Citizenship amendment cleared for November ballot
By Jim Saunders
News Service of Florida
Floridians will cast ballots in November on a proposed constitutional amendment that would change wording in the state Constitution about the citizenship of voters.
The state Supreme Court on last Thursday unanimously approved placing the amendment, sponsored by the political committee Florida Citizen Voters, on the November ballot. That means voters will decide on at least two ballot initiatives this year, as justices also have signed off on a proposal that would raise the state’s minimum wage.
The Florida Citizen Voters measure would change part of the state Constitution that now says, “Every citizen of the United States who is at least eighteen years of age and who is a permanent resident of the state, if registered as provided by law, shall be an elector of the county where registered.”
The proposal would change that wording to: “Only a citizen of the United States who is at least eighteen years of age and who is a permanent resident of the state, if registered as provided by law, shall be an elector of the county where registered.”
In a brief filed in October at the Supreme Court, attorneys for Florida Citizen Voters wrote that the “only object of the proposed amendment is to require United States citizenship to vote in state elections, and the proposed amendment seeks to accomplish that object by directly requiring United States citizenship.”

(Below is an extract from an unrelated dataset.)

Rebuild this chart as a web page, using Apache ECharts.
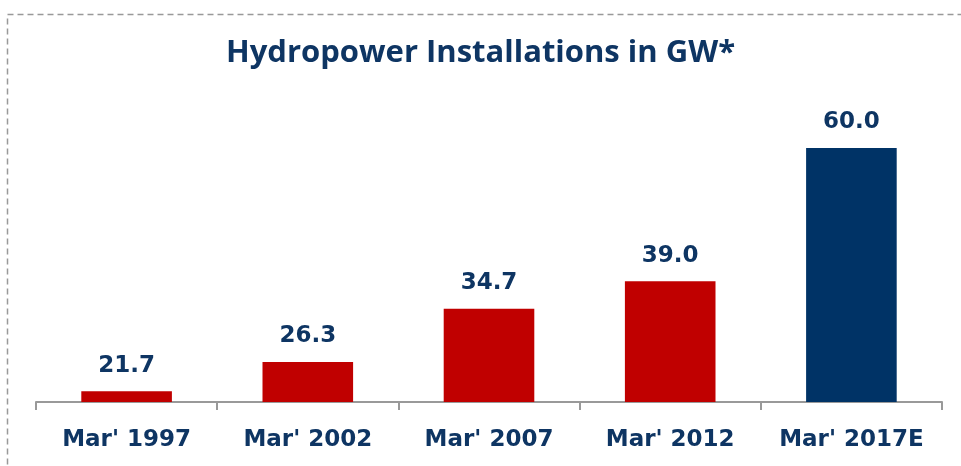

The Jacksonville-based political committee submitted 928,169 valid petition signatures to the state, far exceeding a 766,200-signature requirement. But it also needed approval from the Supreme Court, which reviews whether proposed amendments meet legal tests such as not being misleading to voters.
The proposal did not draw opposition at the Supreme Court, unlike some initiatives that have spurred battles about ballot wording. Florida Citizen Voters has received more than $8.2 million in cash and in-kind contributions, which all came from the non-profit group Citizen Voters, Inc.
“Here, no briefs were submitted in opposition to the initiative petition. And our independent review … yields no basis for concluding that the initiative petition meets the ‘high threshold’ of being ‘clearly and conclusively defective,’ ” Thursday’s nine-page Supreme Court opinion said, citing terms from court precedent.
The Supreme Court last month approved the proposed minimum-wage amendment, which has been spearheaded by prominent Orlando attorney John Morgan. The proposal would increase the state’s minimum wage to $10 an hour on Sept. 30, 2021 and increase it by $1 each year until it hits $15 an hour on Sept. 30, 2026. The state’s minimum wage this year is $8.56 an hour.
The citizenship measure will appear on the ballot as Amendment 1, while the minimum-wage proposal will appear as Amendment 2, according to the state Division of Elections website. Each would need approval of 60 percent of voters to pass.
The Supreme Court this month also rejected one proposed constitutional amendment because of what it said was a misleading ballot summary. That amendment would have overhauled the state’s electric-utility industry.